# Objective
Copy exactly, leaving out every image, the lines from the one with "Clone this chart in D3.js." through the one with "const bw = x.bandwidth();", inclusive.

# Supplied material
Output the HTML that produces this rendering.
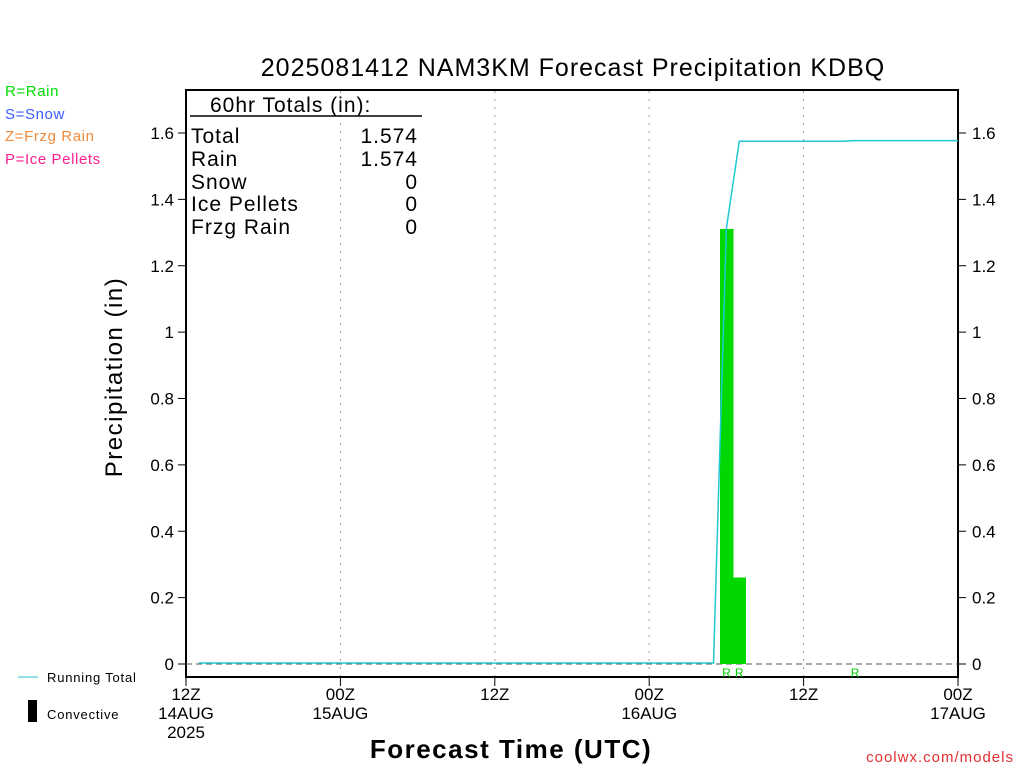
<!DOCTYPE html>
<html><head><meta charset="utf-8"><style>
body{margin:0;background:#fff;}
svg{display:block;font-family:"Liberation Sans","DejaVu Sans",sans-serif;}
</style></head><body>
<svg id="chart" width="1024" height="768" viewBox="0 0 1024 768">
<text x="573" y="76" font-size="25" text-anchor="middle" letter-spacing="1">2025081412 NAM3KM Forecast Precipitation KDBQ</text>
<g font-size="15" letter-spacing="0.6">
<text x="5" y="96" fill="#00dd00">R=Rain</text>
<text x="5" y="119" fill="#3a5cff">S=Snow</text>
<text x="5" y="141" fill="#f08a3c">Z=Frzg Rain</text>
<text x="5" y="164" fill="#ff2090">P=Ice Pellets</text>
</g>
<rect x="186" y="90" width="772" height="587" fill="none" stroke="#000" stroke-width="2"/>
<g id="grid"></g><g id="yticks"></g><g id="xticks"></g><g id="bars"></g><g id="lines"></g>
<g font-size="21" letter-spacing="1">
<text x="210" y="112">60hr Totals (in):</text>
<line x1="190" y1="116" x2="422" y2="116" stroke="#000" stroke-width="1.5"/>
<text x="191" y="143">Total</text><text x="418" y="143" text-anchor="end">1.574</text>
<text x="191" y="166">Rain</text><text x="418" y="166" text-anchor="end">1.574</text>
<text x="191" y="189">Snow</text><text x="418" y="189" text-anchor="end">0</text>
<text x="191" y="211">Ice Pellets</text><text x="418" y="211" text-anchor="end">0</text>
<text x="191" y="234">Frzg Rain</text><text x="418" y="234" text-anchor="end">0</text>
</g>
<text transform="translate(122,377) rotate(-90)" font-size="24" text-anchor="middle" letter-spacing="1.5">Precipitation (in)</text>
<text x="511" y="758" font-size="26" text-anchor="middle" letter-spacing="1.5" font-weight="600">Forecast Time (UTC)</text>
<line x1="18" y1="677" x2="38" y2="677" stroke="#20c0c8" stroke-width="1"/>
<text x="47" y="682" font-size="13" letter-spacing="0.8">Running Total</text>
<rect x="28" y="700" width="9" height="22" fill="#000"/>
<text x="47" y="719" font-size="13" letter-spacing="0.8">Convective</text>
<text x="1014" y="762" font-size="15" fill="#e03030" text-anchor="end" letter-spacing="1">coolwx.com/models</text>
</svg>
<script>
const xTickHours=[0,12,24,36,48,60];
const xTickLabels=[["12Z","14AUG","2025"],["00Z","15AUG"],["12Z"],["00Z","16AUG"],["12Z"],["00Z","17AUG"]];
const yTicks=[0,0.2,0.4,0.6,0.8,1,1.2,1.4,1.6];
const yTickLabels=["0","0.2","0.4","0.6","0.8","1","1.2","1.4","1.6"];
const barHours=[42,43];
const barValues=[1.31,0.26];
const totalHours=[1,41,42,43,51,52,60];
const totalValues=[0,0,1.31,1.572,1.572,1.574,1.574];
const typeHours=[42,43,52];
const typeLabels=["R","R","R"];
const NS="http://www.w3.org/2000/svg";
const X0=186,X1=958,Y0=664,Y16=133;
const xs=h=>X0+(X1-X0)*h/60;
const ys=v=>Y0-(Y0-Y16)*v/1.6;
function mk(tag,attrs,parent){const e=document.createElementNS(NS,tag);for(const k in attrs)e.setAttribute(k,attrs[k]);document.getElementById(parent).appendChild(e);return e;}
xTickHours.forEach((h,i)=>{
 if(h>0&&h<60){const g=mk('line',{x1:xs(h),x2:xs(h),y1:91,y2:676,stroke:'#999','stroke-dasharray':'2,6'},'grid');
 
 }
 const t=mk('line',{x1:xs(h),x2:xs(h),y1:677,y2:686,stroke:'#000'},'xticks');
 
 
 xTickLabels[i].forEach((s,j)=>{const tx=mk('text',{x:xs(h),y:700+j*19,'font-size':17,'text-anchor':'middle'},'xticks');tx.textContent=s;
 
 });
});
yTicks.forEach((v,i)=>{
 [[X0-8,X0],[X1,X1+8]].forEach(([a,b],k)=>{const l=mk('line',{x1:a,x2:b,y1:ys(v),y2:ys(v),stroke:'#000'},'yticks');
 
 
 const t=mk('text',{x:k?X1+14:X0-12,y:ys(v)+6,'font-size':17,'text-anchor':k?'start':'end'},'yticks');t.textContent=yTickLabels[i];
 
 });
});
const z=mk('line',{x1:X0,x2:X1,y1:Y0,y2:Y0,stroke:'#555','stroke-dasharray':'6,4'},'grid');


barHours.forEach((h,i)=>{const b=mk('rect',{x:xs(h-0.5),y:ys(barValues[i]),width:xs(h+0.5)-xs(h-0.5)+0.5,height:Y0-ys(barValues[i]),fill:'#00d800','shape-rendering':'crispEdges'},'bars');
 
 });
typeHours.forEach((h,i)=>{const t=mk('text',{x:xs(h),y:677,'font-size':12,fill:'#00cc00','text-anchor':'middle'},'bars');t.textContent=typeLabels[i];
 
 });
const p=mk('polyline',{points:totalHours.map((h,i)=>xs(h)+','+(ys(totalValues[i])-1)).join(' '),fill:'none',stroke:'#20c8d0','stroke-width':1.5},'lines');


</script>
</body></html>
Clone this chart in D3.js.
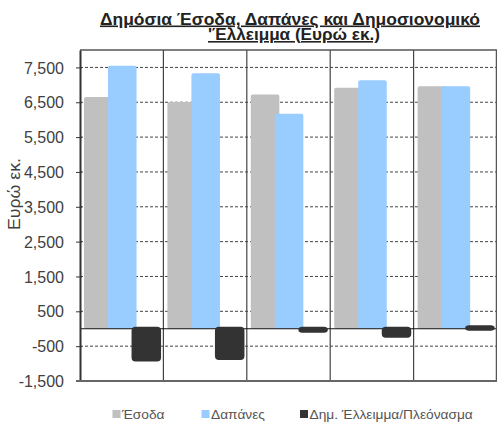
<!DOCTYPE html>
<html><head><meta charset="utf-8">
<script src="https://cdn.jsdelivr.net/npm/d3@7"></script>
<style>body{margin:0;background:#fff}svg{display:block}</style>
</head><body>
<svg id="c" width="497" height="426"></svg>
<script>
const categories = ["1","2","3","4","5"];
const seriesNames = ["Έσοδα","Δαπάνες","Δημ. Έλλειμμα/Πλεόνασμα"];
const revenue = [6650, 6510, 6720, 6920, 6960];
const expenditure = [7550, 7330, 6170, 7130, 6960];
const balance = [-880, -840, -60, -200, 40];
const tickValues = [-1500, -500, 500, 1500, 2500, 3500, 4500, 5500, 6500, 7500];
const colors = ["#C0C0C0", "#99CCFF", "#333333"];

const FONT = "Liberation Sans, Arial, sans-serif";
const svg = d3.select("#c");
const L = 80, R = 497, T = 50, B = 381;
const x = d3.scaleBand().domain(categories).range([L, R]).padding(0);
const y = d3.scaleLinear().domain([-1500, 8000]).range([B, T]);
const bw = x.bandwidth();

// title
const title = svg.append("text").attr("text-anchor", "middle")
  .attr("font-family", FONT).attr("font-weight", "bold")
  .attr("font-size", 16).attr("fill", "#222").attr("text-decoration", "underline");
title.append("tspan").attr("x", 290).attr("y", 24.5).attr("textLength", 380).attr("lengthAdjust", "spacingAndGlyphs")
  .text("Δημόσια Έσοδα, Δαπάνες και Δημοσιονομικό");
title.append("tspan").attr("x", 294).attr("y", 40).attr("textLength", 172).attr("lengthAdjust", "spacingAndGlyphs")
  .text("'Έλλειμμα (Ευρώ εκ.)");

// gridlines
svg.append("g").selectAll("line").data(tickValues.filter(v => v > -1500)).join("line")
  .attr("x1", L).attr("x2", R).attr("y1", d => y(d)).attr("y2", d => y(d))
  .attr("stroke", "#444").attr("stroke-width", 1).attr("stroke-dasharray", "3,2");

// bars
const series = [revenue, expenditure];
const off0 = 0.048 * bw, step = 0.288 * bw, w = 0.342 * bw;
series.forEach((arr, i) => {
  svg.append("g").selectAll("rect").data(arr).join("rect")
    .attr("x", (d, j) => x(categories[j]) + off0 + i * step)
    .attr("width", w)
    .attr("y", d => y(Math.max(0, d)))
    .attr("height", d => Math.abs(y(d) - y(0)))
    .attr("rx", 2)
    .attr("fill", colors[i]);
});

// category separators
svg.append("g").selectAll("line").data(categories.slice(1)).join("line")
  .attr("x1", d => x(d)).attr("x2", d => x(d)).attr("y1", T).attr("y2", B)
  .attr("stroke", "#444").attr("stroke-width", 1.2);

// zero line
svg.append("line").attr("x1", L).attr("x2", R).attr("y1", y(0)).attr("y2", y(0))
  .attr("stroke", "#111").attr("stroke-width", 1.2);

// balance bars
svg.append("g").selectAll("rect").data(balance).join("rect")
  .attr("x", (d, j) => x(categories[j]) + off0 + 2 * step + 1.5)
  .attr("width", w - 3)
  .attr("y", d => Math.min(y(d), y(0)))
  .attr("height", d => Math.abs(y(d) - y(0)))
  .attr("rx", 2)
  .attr("fill", colors[2]).attr("stroke", colors[2]).attr("stroke-width", 4).attr("stroke-linejoin", "round");

// frame
svg.append("line").attr("x1", L).attr("x2", R).attr("y1", T).attr("y2", T).attr("stroke", "#555").attr("stroke-width", 1.5);
svg.append("line").attr("x1", R - 0.5).attr("x2", R - 0.5).attr("y1", T).attr("y2", B).attr("stroke", "#555").attr("stroke-width", 1.5);

// y axis
const fmt = d3.format(",");
const yAxis = d3.axisLeft(y).tickValues(tickValues).tickFormat(d => fmt(d).replace("\u2212", "-")).tickSize(4).tickSizeOuter(0);
const ga = svg.append("g").attr("transform", `translate(${L},0)`).call(yAxis);
ga.select(".domain").attr("stroke", "#333").attr("stroke-width", 2);
ga.selectAll(".tick line").attr("stroke", "#333").attr("x2", 2).attr("x1", -4);
ga.selectAll(".tick text").attr("font-family", FONT)
  .attr("font-size", 16).attr("fill", "#404040").attr("x", -16).attr("dy", "0.35em");

// bottom axis
svg.append("line").attr("x1", L - 4).attr("x2", R).attr("y1", B).attr("y2", B).attr("stroke", "#666").attr("stroke-width", 2);

// y axis title
svg.append("text").attr("transform", "translate(20,194) rotate(-90)").attr("text-anchor", "middle")
  .attr("font-family", FONT).attr("font-size", 17).attr("fill", "#404040")
  .attr("textLength", 72).attr("lengthAdjust", "spacingAndGlyphs")
  .text("Ευρώ εκ.");

// legend
const legX = [112.5, 201.5, 300];
const lg = svg.append("g").selectAll("g").data(seriesNames).join("g")
  .attr("transform", (d, i) => `translate(${legX[i]},410)`);
lg.append("rect").attr("width", 8).attr("height", 8).attr("fill", (d, i) => colors[i]);
lg.append("text").attr("transform", "translate(9.5,8.5) scale(1.1,1)").attr("font-family", FONT)
  .attr("font-size", 12.5).attr("fill", "#555").text(d => d);
</script>
</body></html>
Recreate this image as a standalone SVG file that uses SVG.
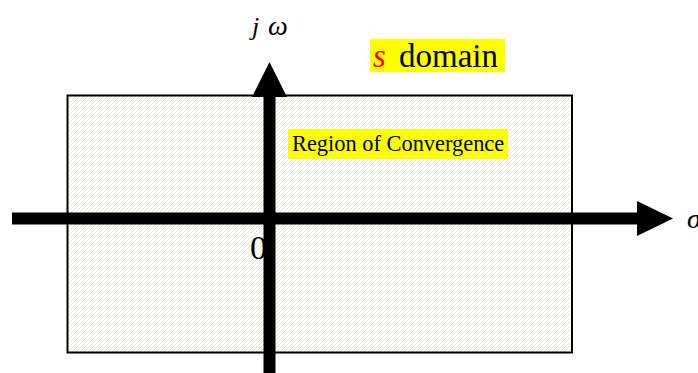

# Result for this task
Clone this chart in D3.js.
<!DOCTYPE html>
<html><head><meta charset="utf-8">
<script src="https://cdn.jsdelivr.net/npm/d3@7"></script>
<style>body{margin:0;background:#fff}svg{display:block}</style>
</head><body>
<svg id="c" width="497" height="426"></svg>
<script>
const categories = ["1","2","3","4","5"];
const seriesNames = ["Έσοδα","Δαπάνες","Δημ. Έλλειμμα/Πλεόνασμα"];
const revenue = [6650, 6510, 6720, 6920, 6960];
const expenditure = [7550, 7330, 6170, 7130, 6960];
const balance = [-880, -840, -60, -200, 40];
const tickValues = [-1500, -500, 500, 1500, 2500, 3500, 4500, 5500, 6500, 7500];
const colors = ["#C0C0C0", "#99CCFF", "#333333"];

const FONT = "Liberation Sans, Arial, sans-serif";
const svg = d3.select("#c");
const L = 80, R = 497, T = 50, B = 381;
const x = d3.scaleBand().domain(categories).range([L, R]).padding(0);
const y = d3.scaleLinear().domain([-1500, 8000]).range([B, T]);
const bw = x.bandwidth();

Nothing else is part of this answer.